Give every line back verbatim, dropping all images.

* BEGIN *

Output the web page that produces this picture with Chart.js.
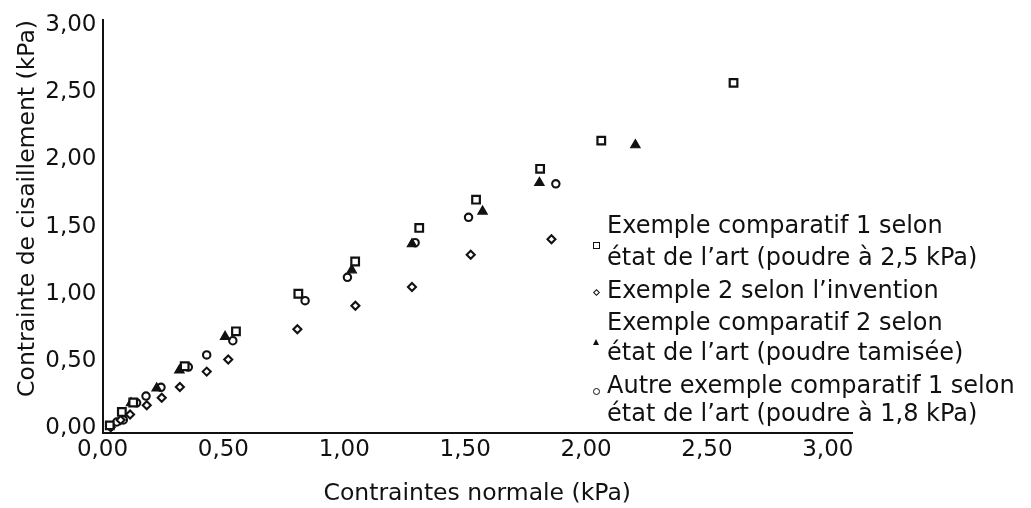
<!DOCTYPE html>
<html>
<head>
<meta charset="utf-8">
<script src="https://cdn.jsdelivr.net/npm/chart.js@4/dist/chart.umd.min.js"></script>
<style>
  html, body { margin: 0; padding: 0; background: #fff; }
  #wrap { position: relative; width: 1031px; height: 508px; }
  #legend { position: absolute; left: 0; top: 0; width: 1031px; height: 508px; pointer-events: none;
            font-family: 'DejaVu Sans', sans-serif; font-size: 24px; line-height: 24px; color: #111; }
  .lt { position: absolute; left: 607px; white-space: nowrap; }
  .mk { position: absolute; box-sizing: border-box; }
</style>
</head>
<body>
<div id="wrap">
  <canvas id="c"></canvas>
  <div id="legend"></div>
</div>
<script>
// ---- data ----
const tickValues = [0, 0.5, 1, 1.5, 2, 2.5, 3];
const tickLabels = ['0,00', '0,50', '1,00', '1,50', '2,00', '2,50', '3,00'];

const xTitle = 'Contraintes normale (kPa)';
const yTitle = 'Contrainte de cisaillement (kPa)';

const seriesNames = [
  ['Exemple comparatif 1 selon', 'état de l\u2019art (poudre à 2,5 kPa)'],
  ['Exemple 2 selon l\u2019invention'],
  ['Exemple comparatif 2 selon', 'état de l\u2019art (poudre tamisée)'],
  ['Autre exemple comparatif 1 selon', 'état de l\u2019art (poudre à 1,8 kPa)']
];

// Exemple comparatif 1 (squares)
const comp1X = [0.03, 0.08, 0.127, 0.34, 0.552, 0.81, 1.045, 1.31, 1.545, 1.81, 2.063, 2.61];
const comp1Y = [0.02, 0.12, 0.19, 0.46, 0.72, 1.00, 1.24, 1.49, 1.70, 1.93, 2.14, 2.57];
// Exemple 2 selon l'invention (diamonds)
const inv2X = [0.034, 0.075, 0.114, 0.183, 0.245, 0.32, 0.431, 0.52, 0.806, 1.046, 1.28, 1.523, 1.857];
const inv2Y = [0.005, 0.06, 0.10, 0.17, 0.225, 0.305, 0.42, 0.51, 0.735, 0.91, 1.05, 1.29, 1.405];
// Exemple comparatif 2 (filled triangles)
const comp2X = [0.118, 0.224, 0.318, 0.507, 1.031, 1.28, 1.572, 1.807, 2.204];
const comp2Y = [0.186, 0.296, 0.43, 0.68, 1.176, 1.37, 1.613, 1.826, 2.107];
// Autre exemple comparatif 1 (circles)
const other1X = [0.059, 0.086, 0.141, 0.18, 0.242, 0.355, 0.431, 0.539, 0.838, 1.013, 1.293, 1.514, 1.875];
const other1Y = [0.045, 0.06, 0.188, 0.238, 0.303, 0.454, 0.544, 0.65, 0.948, 1.122, 1.38, 1.569, 1.818];

function pts(xs, ys) { return xs.map((x, i) => ({ x: x, y: ys[i] })); }

const FONT = "'DejaVu Sans', sans-serif";
Chart.defaults.font.family = FONT;
Chart.defaults.color = '#111';

const fixTicks = (axis) => { axis.ticks = tickValues.map(v => ({ value: v })); };
const fmt = (value, index) => tickLabels[index];

new Chart(document.getElementById('c'), {
  type: 'scatter',
  data: {
    datasets: [
      { label: seriesNames[0].join(' '), data: pts(comp1X, comp1Y), pointStyle: 'rect', pointRadius: 5.4,
        borderColor: '#111', backgroundColor: '#fff', borderWidth: 2.2 },
      { label: seriesNames[1].join(' '), data: pts(inv2X, inv2Y), pointStyle: 'rectRot', pointRadius: 4,
        borderColor: '#111', backgroundColor: '#fff', borderWidth: 2.1 },
      { label: seriesNames[2].join(' '), data: pts(comp2X, comp2Y), pointStyle: 'triangle', pointRadius: 5.4,
        borderColor: '#111', backgroundColor: '#111', borderWidth: 1.2 },
      { label: seriesNames[3].join(' '), data: pts(other1X, other1Y), pointStyle: 'circle', pointRadius: 3.7,
        borderColor: '#111', backgroundColor: '#fff', borderWidth: 2.1 }
    ]
  },
  options: {
    responsive: true,
    maintainAspectRatio: false,
    animation: false,
    events: [],
    clip: false,
    layout: { padding: { left: 0, right: 179, top: 20, bottom: 0 } },
    plugins: { legend: { display: false }, tooltip: { enabled: false } },
    scales: {
      x: {
        type: 'linear', min: 0, max: 3.10,
        afterBuildTicks: fixTicks,
        afterFit: (s) => { s.height = 75; },
        grid: { display: false, drawTicks: false },
        border: { display: true, color: '#111', width: 2 },
        ticks: { callback: fmt, font: { size: 23 }, padding: 3, maxRotation: 0, autoSkip: false, color: '#111' },
        title: { display: true, text: xTitle, font: { size: 23.5 }, padding: { top: 0, bottom: 0 }, color: '#111' }
      },
      y: {
        type: 'linear', min: -0.037, max: 3.038,
        afterBuildTicks: fixTicks,
        afterFit: (s) => { s.width = 102.5; },
        grid: { display: false, drawTicks: false },
        border: { display: true, color: '#111', width: 2 },
        ticks: { callback: fmt, font: { size: 23 }, padding: 6, autoSkip: false, color: '#111' },
        title: { display: true, text: yTitle, align: 'end', font: { size: 23.5 }, padding: { top: 14, bottom: 0 }, color: '#111' }
      }
    }
  }
});

// ---- legend (HTML text) ----
const legend = document.getElementById('legend');
const baselines = [[233, 265], [298], [330, 360], [393, 421]];
const markers = [
  { y: 245, w: 7, h: 7, css: 'border:1.7px solid #111;background:#fff;' },
  { y: 292, w: 5, h: 5, css: 'border:1.6px solid #111;background:#fff;transform:rotate(45deg);' },
  { y: 342, w: 7, h: 6, css: 'width:0;height:0;border-left:3.5px solid transparent;border-right:3.5px solid transparent;border-bottom:6px solid #111;' },
  { y: 391, w: 7, h: 7, css: 'border:1.7px solid #111;border-radius:50%;background:#fff;' }
];
seriesNames.forEach((lines, i) => {
  lines.forEach((t, j) => {
    const d = document.createElement('div');
    d.className = 'lt';
    d.style.top = (baselines[i][j] - 20.3) + 'px';
    d.textContent = t;
    legend.appendChild(d);
  });
  const mk = markers[i];
  const m = document.createElement('div');
  m.className = 'mk';
  m.style.cssText += 'width:' + mk.w + 'px;height:' + mk.h + 'px;' + mk.css;
  m.style.left = (596 - mk.w / 2) + 'px';
  m.style.top = (mk.y - mk.h / 2) + 'px';
  legend.appendChild(m);
});
</script>
</body>
</html>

* END *

### Solution below:
Output the web page that produces this picture with Chart.js.
<!DOCTYPE html>
<html>
<head>
<meta charset="utf-8">
<script src="https://cdn.jsdelivr.net/npm/chart.js@4/dist/chart.umd.min.js"></script>
<style>
  html, body { margin: 0; padding: 0; background: #fff; }
  #wrap { position: relative; width: 1031px; height: 508px; }
  #legend { position: absolute; left: 0; top: 0; width: 1031px; height: 508px; pointer-events: none;
            font-family: 'DejaVu Sans', sans-serif; font-size: 24px; line-height: 24px; color: #111; }
  .lt { position: absolute; left: 607px; white-space: nowrap; }
  .mk { position: absolute; box-sizing: border-box; }
</style>
</head>
<body>
<div id="wrap">
  <canvas id="c"></canvas>
  <div id="legend"></div>
</div>
<script>
// ---- data ----
const tickValues = [0, 0.5, 1, 1.5, 2, 2.5, 3];
const tickLabels = ['0,00', '0,50', '1,00', '1,50', '2,00', '2,50', '3,00'];

const xTitle = 'Contraintes normale (kPa)';
const yTitle = 'Contrainte de cisaillement (kPa)';

const seriesNames = [
  ['Exemple comparatif 1 selon', 'état de l\u2019art (poudre à 2,5 kPa)'],
  ['Exemple 2 selon l\u2019invention'],
  ['Exemple comparatif 2 selon', 'état de l\u2019art (poudre tamisée)'],
  ['Autre exemple comparatif 1 selon', 'état de l\u2019art (poudre à 1,8 kPa)']
];

// Exemple comparatif 1 (squares)
const comp1X = [0.03, 0.08, 0.127, 0.34, 0.552, 0.81, 1.045, 1.31, 1.545, 1.81, 2.063, 2.61];
const comp1Y = [0.02, 0.12, 0.19, 0.46, 0.72, 1.00, 1.24, 1.49, 1.70, 1.93, 2.14, 2.57];
// Exemple 2 selon l'invention (diamonds)
const inv2X = [0.034, 0.075, 0.114, 0.183, 0.245, 0.32, 0.431, 0.52, 0.806, 1.046, 1.28, 1.523, 1.857];
const inv2Y = [0.005, 0.06, 0.10, 0.17, 0.225, 0.305, 0.42, 0.51, 0.735, 0.91, 1.05, 1.29, 1.405];
// Exemple comparatif 2 (filled triangles)
const comp2X = [0.118, 0.224, 0.318, 0.507, 1.031, 1.28, 1.572, 1.807, 2.204];
const comp2Y = [0.186, 0.296, 0.43, 0.68, 1.176, 1.37, 1.613, 1.826, 2.107];
// Autre exemple comparatif 1 (circles)
const other1X = [0.059, 0.086, 0.141, 0.18, 0.242, 0.355, 0.431, 0.539, 0.838, 1.013, 1.293, 1.514, 1.875];
const other1Y = [0.045, 0.06, 0.188, 0.238, 0.303, 0.454, 0.544, 0.65, 0.948, 1.122, 1.38, 1.569, 1.818];

function pts(xs, ys) { return xs.map((x, i) => ({ x: x, y: ys[i] })); }

const FONT = "'DejaVu Sans', sans-serif";
Chart.defaults.font.family = FONT;
Chart.defaults.color = '#111';

const fixTicks = (axis) => { axis.ticks = tickValues.map(v => ({ value: v })); };
const fmt = (value, index) => tickLabels[index];

new Chart(document.getElementById('c'), {
  type: 'scatter',
  data: {
    datasets: [
      { label: seriesNames[0].join(' '), data: pts(comp1X, comp1Y), pointStyle: 'rect', pointRadius: 5.4,
        borderColor: '#111', backgroundColor: '#fff', borderWidth: 2.2 },
      { label: seriesNames[1].join(' '), data: pts(inv2X, inv2Y), pointStyle: 'rectRot', pointRadius: 4,
        borderColor: '#111', backgroundColor: '#fff', borderWidth: 2.1 },
      { label: seriesNames[2].join(' '), data: pts(comp2X, comp2Y), pointStyle: 'triangle', pointRadius: 5.4,
        borderColor: '#111', backgroundColor: '#111', borderWidth: 1.2 },
      { label: seriesNames[3].join(' '), data: pts(other1X, other1Y), pointStyle: 'circle', pointRadius: 3.7,
        borderColor: '#111', backgroundColor: '#fff', borderWidth: 2.1 }
    ]
  },
  options: {
    responsive: true,
    maintainAspectRatio: false,
    animation: false,
    events: [],
    clip: false,
    layout: { padding: { left: 0, right: 179, top: 20, bottom: 0 } },
    plugins: { legend: { display: false }, tooltip: { enabled: false } },
    scales: {
      x: {
        type: 'linear', min: 0, max: 3.10,
        afterBuildTicks: fixTicks,
        afterFit: (s) => { s.height = 75; },
        grid: { display: false, drawTicks: false },
        border: { display: true, color: '#111', width: 2 },
        ticks: { callback: fmt, font: { size: 23 }, padding: 3, maxRotation: 0, autoSkip: false, color: '#111' },
        title: { display: true, text: xTitle, font: { size: 23.5 }, padding: { top: 0, bottom: 0 }, color: '#111' }
      },
      y: {
        type: 'linear', min: -0.037, max: 3.038,
        afterBuildTicks: fixTicks,
        afterFit: (s) => { s.width = 102.5; },
        grid: { display: false, drawTicks: false },
        border: { display: true, color: '#111', width: 2 },
        ticks: { callback: fmt, font: { size: 23 }, padding: 6, autoSkip: false, color: '#111' },
        title: { display: true, text: yTitle, align: 'end', font: { size: 23.5 }, padding: { top: 14, bottom: 0 }, color: '#111' }
      }
    }
  }
});

// ---- legend (HTML text) ----
const legend = document.getElementById('legend');
const baselines = [[233, 265], [298], [330, 360], [393, 421]];
const markers = [
  { y: 245, w: 7, h: 7, css: 'border:1.7px solid #111;background:#fff;' },
  { y: 292, w: 5, h: 5, css: 'border:1.6px solid #111;background:#fff;transform:rotate(45deg);' },
  { y: 342, w: 7, h: 6, css: 'width:0;height:0;border-left:3.5px solid transparent;border-right:3.5px solid transparent;border-bottom:6px solid #111;' },
  { y: 391, w: 7, h: 7, css: 'border:1.7px solid #111;border-radius:50%;background:#fff;' }
];
seriesNames.forEach((lines, i) => {
  lines.forEach((t, j) => {
    const d = document.createElement('div');
    d.className = 'lt';
    d.style.top = (baselines[i][j] - 20.3) + 'px';
    d.textContent = t;
    legend.appendChild(d);
  });
  const mk = markers[i];
  const m = document.createElement('div');
  m.className = 'mk';
  m.style.cssText += 'width:' + mk.w + 'px;height:' + mk.h + 'px;' + mk.css;
  m.style.left = (596 - mk.w / 2) + 'px';
  m.style.top = (mk.y - mk.h / 2) + 'px';
  legend.appendChild(m);
});
</script>
</body>
</html>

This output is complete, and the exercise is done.